Speech Style Editing (SSE) aims to modify selected style attributes (e.g., timbre, emotion, pitch) while preserving the linguistic content and all other style attributes that are not given.
Many speech applications require flexible control over speech style, making SSE increasingly important.
Existing SSE approaches typically follow a style-generation paradigm that synthesizes non-linguistic attributes from style conditions.
However, this often results in limited preservation of source attributes and insufficient flexibility when only a subset of style attributes is specified.
To overcome these limitations, we adopt a style editing paradigm, in which the target style is achieved by adjusting the source speech instead of producing speech from scratch.
Building on this paradigm, we propose a diffusion-based framework with a Style-aware Feature Manipulation Adapter (SFM-Adapter).
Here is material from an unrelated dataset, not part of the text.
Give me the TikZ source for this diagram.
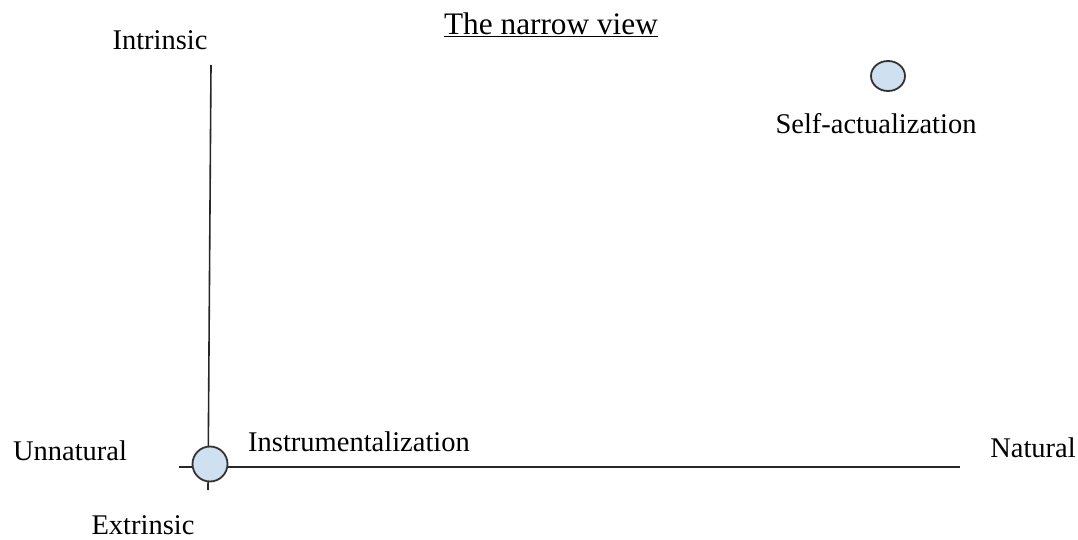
\documentclass[tikz,border=0pt]{standalone}
\usepackage{fontspec}
\setmainfont{Liberation Serif}
\usetikzlibrary{shapes.geometric}
\definecolor{dotfill}{RGB}{207,224,240}
\begin{document}
\begin{tikzpicture}[x=1pt,y=-1pt,
  lbl/.style={font=\fontsize{28.5}{32}\selectfont, inner sep=0pt},
  dot/.style={draw=black!80, line width=1.8pt, fill=dotfill, ellipse, inner sep=0pt},
  axis/.style={line width=1.6pt, draw=black!85}]
\useasboundingbox (0,0) rectangle (1078,540);
\coordinate (vtop) at (211,65);
\coordinate (vbot) at (208,490);
\coordinate (hleft) at (179,467);
\coordinate (hright) at (960,467);
\draw[axis] (vtop) -- (vbot);
\draw[axis] (hleft) -- (hright);
\node[dot, minimum width=35pt, minimum height=35pt] (instr) at (210,464) {};
\node[dot, minimum width=34pt, minimum height=30pt] (self) at (888,76) {};
\node[lbl] (intr) at (160,40) {Intrinsic};
\node[lbl, font=\fontsize{31.3}{34}\selectfont] (title) at (551,25) {\underline{The narrow view}};
\node[lbl] (selfl) at (876,124) {Self-actualization};
\node[lbl] (unnat) at (70,451) {Unnatural};
\node[lbl] (instrl) at (359,442) {Instrumentalization};
\node[lbl] (nat) at (1033,448) {Natural};
\node[lbl] (extr) at (143,525) {Extrinsic};
\end{tikzpicture}
\end{document}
The SFM-Adapter performs feature-level modulation by integrating user-provided style information with source speech features through multi-layer cross-attention. The resulting modulated features are incorporated into the generation process via mask attention.
During inference, a Large Audio-Language Model (LALM)-based length regulation is designed to predict speaking speed and adjust duration.
Experiments across multiple speech style editing tasks demonstrate that the SFM-Adapter achieves more natural, accurate, and source-preserving style editing compared with existing methods.